# [APP][BETA] ICS Notify! - Separate SMS/Gmail/Ringtone Volumes! - January 31st



## Meltus (Jan 31, 2012)

This thread has been on the XDA forums for a while but I've been encouraged to post it here 

*First of all, you should realise this app is very much in the early stages of development, and as such, bugs should be expected.*

_So what does this app do?_
Well, if you are anything like me, you will have been annoyed by the fact that in ICS your *notification and ringtone volume are locked together*. This application attempts to resolve that.
So far you can only set separate volumes for your Ringtone, Gmail and SMS notifications. Everything else will play at the volume specified in your phone's settings. More notification options will be added soon.
















* Please note that in the above screenshots I'm using a density mod (set to 240) so it may look different on your device. Functionality will obviously not be effected.

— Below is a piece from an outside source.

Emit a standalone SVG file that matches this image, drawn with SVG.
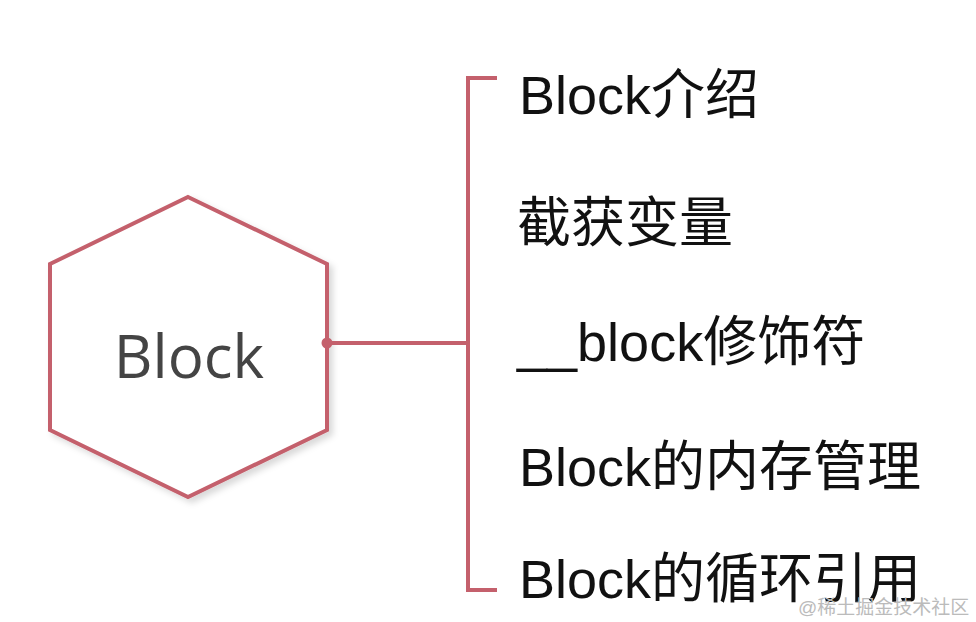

So yeah, It's pretty self explanatory, enjoy!

*



Still does not support 3rd party sms/gmail applications. This is being worked on!

Click to expand...

**WHAT'S NEW?*
** Incoming call bug fixed (where it used the gmail values)
* The relative checkbox bug fixed*
* Incoming call volume added
* 'Relative volume' added
* Vibration can be turned on or off for each setting
* Help menu added
* New icon (by yours truly, if someone wants to make me a better one, please do!)

*BUGS:*
* It's rare, but If you receive SMS/Gmail messages in rapid succession, the volume will fluctuate wildly (multiple sms/gmail less than 1 second apart).
* There may be some bugs with the Incoming Call settings. If you find any please let me know!

BETA v2 DOWNLOAD - 31st January

BETA DOWNLOAD - 29th January

ALPHA DOWNLOAD - 21st January


----------



## McMexican (Dec 29, 2011)

Alright I have been waiting for this


----------



## KBanause (Jul 29, 2011)

One note:
You should set the minSdkVersion to at least 14
Since this app is supposed to work on ICS ROMs it should be safe to make installable on ICS ROMs only.

And by using a minSdkVersion of 14 the app is automatically using the Holo theme of ICS.


----------



## Meltus (Jan 31, 2012)

KBanause said:


> One note:
> You should set the minSdkVersion to at least 14
> Since this app is supposed to work on ICS ROMs it should be safe to make installable on ICS ROMs only.
> 
> And by using a minSdkVersion of 14 the app is automatically using the Holo theme of ICS.


Cheers, I thought I'd set it to 14 but apparently it's on 12! ><

Edit: The Incoming Call settings are currently broken too. I'll fix this in the next few days.


----------